The fate of the oedipus complex: Dissolution or waning

Pages 7-15 | Published online: 24 Dec 2007
 

Abstract

What is the fate of the Oedipus complex? Is it ideally resolved once and for all, or is it continually reworked and transformed throughout subsequent stages of development?

Most psychoanalysts would agree that the Oedipus complex is universal, but that also, it cannot retain its original form. How and why this change occurs, as well as what achievements are gained as a result of Oedipal resolution will be the subject of this paper. As a basis for discussion, I will explore two seminal essays which deal with this complicated and elusive topic of Oedipal mastery: Freud's classic essay of 1924, “The Dissolution of the Oedipus Complex,” and Hans Loewald's paper, “The Waning of the Oedipus Complex,” written fifty-five years later in the light of subsequent psychoanalytic theory.

The topic of the fate of the Oedipus complex speaks to the essential issue of the continuity vs. the discontinuity of human development. Although Freud did indeed acknowledge the importance of our archaic past, the idea that the Oedipus complex must ideally undergo a definitive destruction in order to avoid neurosis in later life, did become part of the scaffolding of his metapsychology. Loewald, on the other hand, emphasized the idea that the Oedipus complex is never definitively demolished once and for all, but that we can only speak of its waning.
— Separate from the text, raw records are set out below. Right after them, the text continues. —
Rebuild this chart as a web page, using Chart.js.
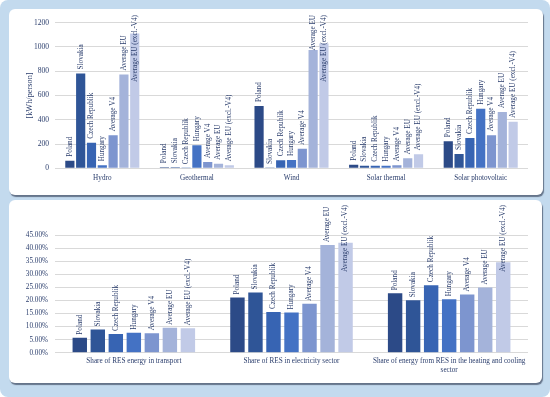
<!DOCTYPE html>
<html>
<head>
<meta charset="utf-8">
<script src="https://cdn.jsdelivr.net/npm/chart.js@4.4.1/dist/chart.umd.min.js"></script>
<style>
  body { margin: 0; background: #ffffff; }
  #frame { position: absolute; left: 0; top: 0; width: 550px; height: 397px; background: #c3daee; border-radius: 8px; }
  .panel { position: absolute; background: #ffffff; border-radius: 6px; box-shadow: 1px 2px 1px rgba(70, 82, 104, 0.75); overflow: hidden; }
  canvas { display: block; }
</style>
</head>
<body>
<div id="frame"></div>
<div class="panel" style="left:9px;top:9px;width:534px;height:186px"><canvas id="topChart" width="534" height="186"></canvas></div>
<div class="panel" style="left:9px;top:200px;width:533px;height:183px"><canvas id="bottomChart" width="533" height="183"></canvas></div>
<script>
var seriesNames = ['Poland', 'Slovakia', 'Czech Republik', 'Hungary', 'Average V4', 'Average EU', 'Average EU (excl.-V4)'];
var seriesColors = ['#2c4a87', '#2f5597', '#3764b3', '#4472c4', '#7d95cf', '#a4b3da', '#c1cae7'];

// kWh per person
var energyCategories = ['Hydro', 'Geothermal', 'Wind', 'Solar thermal', 'Solar photovoltaic'];
var energyPoland = [63, 8, 513, 30, 222];
var energySlovakia = [782, 8, 2, 22, 118];
var energyCzech = [211, 1, 66, 22, 250];
var energyHungary = [25, 189, 68, 22, 491];
var energyAvgV4 = [272, 52, 162, 25, 272];
var energyAvgEU = [774, 38, 974, 82, 464];
var energyAvgEUexcl = [1111, 25, 1029, 115, 384];

// shares in %
var shareCategories = ['Share of RES energy in transport', 'Share of RES in electricity sector', ['Share of energy from RES in the heating and cooling', 'sector']];
var sharePoland = [5.77, 21.15, 22.8];
var shareSlovakia = [8.85, 23.1, 20.1];
var shareCzech = [7.18, 15.6, 25.9];
var shareHungary = [7.69, 15.4, 20.5];
var shareAvgV4 = [7.44, 18.8, 22.3];
var shareAvgEU = [9.6, 41.3, 25.0];
var shareAvgEUexcl = [9.36, 42.1, 34.7];

var serif = '"Liberation Serif", "Times New Roman", serif';
var textColor = '#2a3d6c';
var gridColor = '#d9d9d9';

// series name written vertically above every bar
var barNames = {
    id: 'barNames',
    afterDatasetsDraw: function(chart, args, opts) {
        var ctx = chart.ctx;
        ctx.save();
        ctx.font = opts.size + 'px ' + serif;
        ctx.fillStyle = textColor;
        ctx.textAlign = 'left';
        ctx.textBaseline = 'middle';
        chart.data.datasets.forEach(function(ds, i) {
            chart.getDatasetMeta(i).data.forEach(function(bar) {
                var w = ctx.measureText(ds.label).width;
                var start = bar.y - opts.gap;
                if (start - w < opts.minTop) start = opts.minTop + w;
                ctx.save();
                ctx.translate(bar.x, start);
                ctx.rotate(-Math.PI / 2);
                ctx.fillText(ds.label, 0, 0);
                ctx.restore();
            });
        });
        ctx.restore();
    }
};

function makeDatasets(lists, barPct) {
    return lists.map(function(values, i) {
        return {
            label: seriesNames[i],
            data: values,
            backgroundColor: seriesColors[i],
            barPercentage: barPct,
            categoryPercentage: 0.8
        };
    });
}

new Chart(document.getElementById('topChart'), {
    type: 'bar',
    data: {
        labels: energyCategories,
        datasets: makeDatasets([energyPoland, energySlovakia, energyCzech, energyHungary, energyAvgV4, energyAvgEU, energyAvgEUexcl], 0.85)
    },
    options: {
        responsive: false,
        animation: false,
        layout: { padding: { left: 0, right: 15, top: 13.7, bottom: 0 } },
        plugins: {
            legend: { display: false },
            tooltip: { enabled: false },
            barNames: { size: 7.2, gap: 4, minTop: 6 }
        },
        scales: {
            x: {
                grid: { display: false, drawTicks: false },
                border: { display: false },
                ticks: { color: textColor, font: { family: serif, size: 7.2 }, padding: 5, maxRotation: 0, autoSkip: false },
                afterFit: function(scale) { scale.height = 26.7; }
            },
            y: {
                min: 0,
                max: 1200,
                ticks: {
                    stepSize: 200,
                    color: textColor,
                    font: { family: serif, size: 7.5 },
                    padding: 6,
                    callback: function(v) { return String(v); }
                },
                grid: { color: gridColor, drawTicks: false },
                border: { display: false },
                title: { display: true, text: '[kWh/person]', color: textColor, font: { family: serif, size: 8.3 }, padding: { top: 16, bottom: 0 } },
                afterFit: function(scale) { scale.width = 46; }
            }
        }
    },
    plugins: [barNames]
});

new Chart(document.getElementById('bottomChart'), {
    type: 'bar',
    data: {
        labels: shareCategories,
        datasets: makeDatasets([sharePoland, shareSlovakia, shareCzech, shareHungary, shareAvgV4, shareAvgEU, shareAvgEUexcl], 0.8)
    },
    options: {
        responsive: false,
        animation: false,
        layout: { padding: { left: 0, right: 14, top: 35.3, bottom: 0 } },
        plugins: {
            legend: { display: false },
            tooltip: { enabled: false },
            barNames: { size: 7.2, gap: 3, minTop: 5 }
        },
        scales: {
            x: {
                grid: { display: false, drawTicks: false },
                border: { display: false },
                ticks: { color: textColor, font: { family: serif, size: 7.2 }, padding: 4, maxRotation: 0, autoSkip: false },
                afterFit: function(scale) { scale.height = 30.3; }
            },
            y: {
                min: 0,
                max: 45,
                ticks: {
                    stepSize: 5,
                    color: textColor,
                    font: { family: serif, size: 7.2 },
                    padding: 7,
                    callback: function(v) { return v.toFixed(2) + '%'; }
                },
                grid: { color: gridColor, drawTicks: false },
                border: { display: false },
                afterFit: function(scale) { scale.width = 46; }
            }
        }
    },
    plugins: [barNames]
});
</script>
</body>
</html>
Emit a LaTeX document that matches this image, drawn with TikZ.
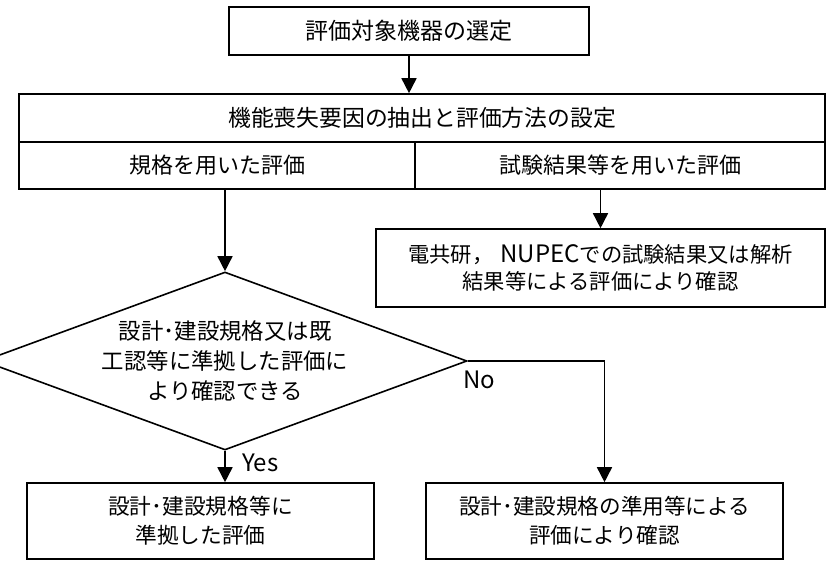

Loewald adds a uniquely developmental perspective to classical theory by attempting to integrate Freudian premises with current psychoanalytic thinking about pre-Oedipal issues and thus brings a richer complexity to our understanding of the Oedipus complex, and how it passes.

I will begin my paper with a brief summary of Freud's essay. Secondly, I will turn to an extended analysis of Loewald's paper, with special emphasis on the ways in which his paper extends and revises Freud's. This section will include discussion on parricide, incest, guilt and love. Finally, I will conclude with some brief and speculative remarks of my own.